Perhaps there is no better embodiment of this than in my most recent project, Monastir. In 2017, I was invited to perform in my family’s ancestral hometown. The city, devoid of a Jewish community since WWII, welcomed me with open arms. A group of non-Jewish citizens planned my entire trip, organized a standing-room-only show, led me on walking tours of the Jewish neighborhoods and cemetery, and regaled me with stories passed down by their parents and grandparents about Jewish neighbors they used to know. They were thirsty to embrace and connect with me – a Jewish daughter of the city.
Their love of my family history ignited something in me that I couldn’t see on my own. I was responsible not only for passing down my traditions to my own children and the larger Jewish community but to the non-Jewish community as well. Everyone should have access and be able to celebrate the vitality that was the Sephardic world of the Balkans and beyond. I’ve always said that you can’t understand world culture without knowing something about Sephardic culture. But it was learning from Monastir’s present-day citizens that this became more than just a truism for me – the stories of Monastir’s history are universal ones that everyone deserves to hear. For the first time in my two-decade career, I produced an album in which I do not sing most of the songs. I enlisted over thirty musicians from five countries, the majority being from Macedonia and Israel. I have young voices, elder voices, Jewish, Christian, and Muslim voices – all mixed together in this album to show the variety of people and experiences who lived together in sadness and in joy. My name is on the final product of the album, not as the artist, but rather as the convener of a wider community. And this is what I hope will be my greatest legacy.

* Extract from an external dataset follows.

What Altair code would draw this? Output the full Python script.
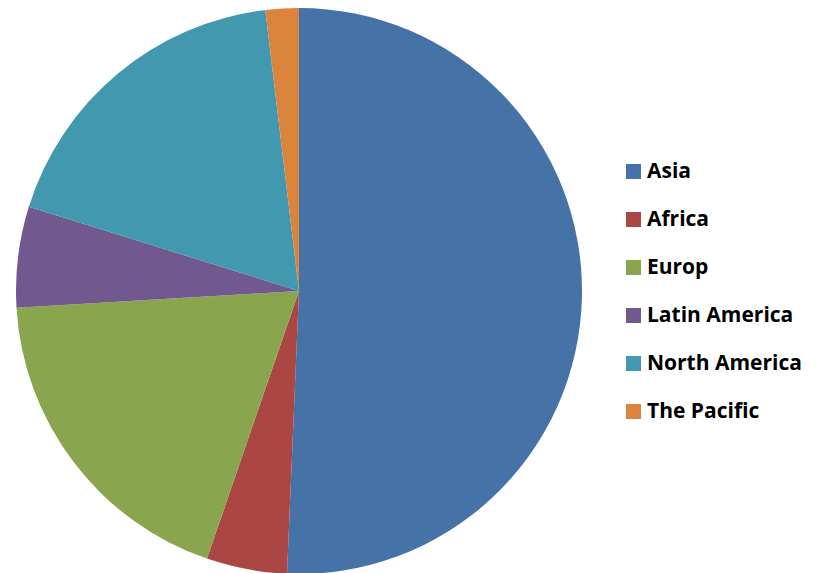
import altair as alt
import pandas as pd

regions = ["Asia", "Africa", "Europ", "Latin America", "North America", "The Pacific"]
shares = [50.7, 4.6, 18.8, 5.75, 18.3, 1.9]
colors = ["#4572A7", "#AA4643", "#89A54E", "#71588F", "#4198AF", "#DB843D"]

df = pd.DataFrame({"region": regions, "share": shares, "idx": list(range(len(regions)))})

chart = alt.Chart(df).mark_arc(outerRadius=283, stroke=None).encode(
    theta=alt.Theta("share:Q", stack=True),
    order=alt.Order("idx:Q"),
    x=alt.value(299),
    y=alt.value(291),
    color=alt.Color(
        "region:N",
        scale=alt.Scale(domain=regions, range=colors),
        sort=regions,
        legend=alt.Legend(
            title=None,
            orient="none",
            legendX=623,
            legendY=161,
            symbolType="square",
            symbolSize=225,
            symbolStrokeWidth=0,
            labelFont="Open Sans",
            labelFontWeight="bold",
            labelFontSize=21,
            labelColor="#000000",
            rowPadding=26,
            labelOffset=3,
        ),
    ),
).properties(
    width=820,
    height=573,
    autosize=alt.AutoSizeParams(type="none"),
    padding=0,
).configure_view(stroke=None)

chart.save("out.html", embed_options={"renderer": "svg", "actions": False})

Twenty years ago, I was warming up my metaphoric voice. Over the years, I worked tirelessly towards shifting goals and learned about myself along the way. Now, as I am about to be recognized by the umbrella group, The Sephardic Brotherhood of America, for my contributions to Sephardic culture, I believe my voice has carried me to new heights. I am no longer a lone singer struggling to find community. I have cultivated a community through my work, and I am engaging them in vital artistic and political conversations. My vision now is not of my own success, but of continuing to build out this community. Sephardic culture is world culture. I have a responsibility now, through the name I have built with my music, books and more, to bring more people around the world into this community. And I can’t wait to see where the next twenty years will take us.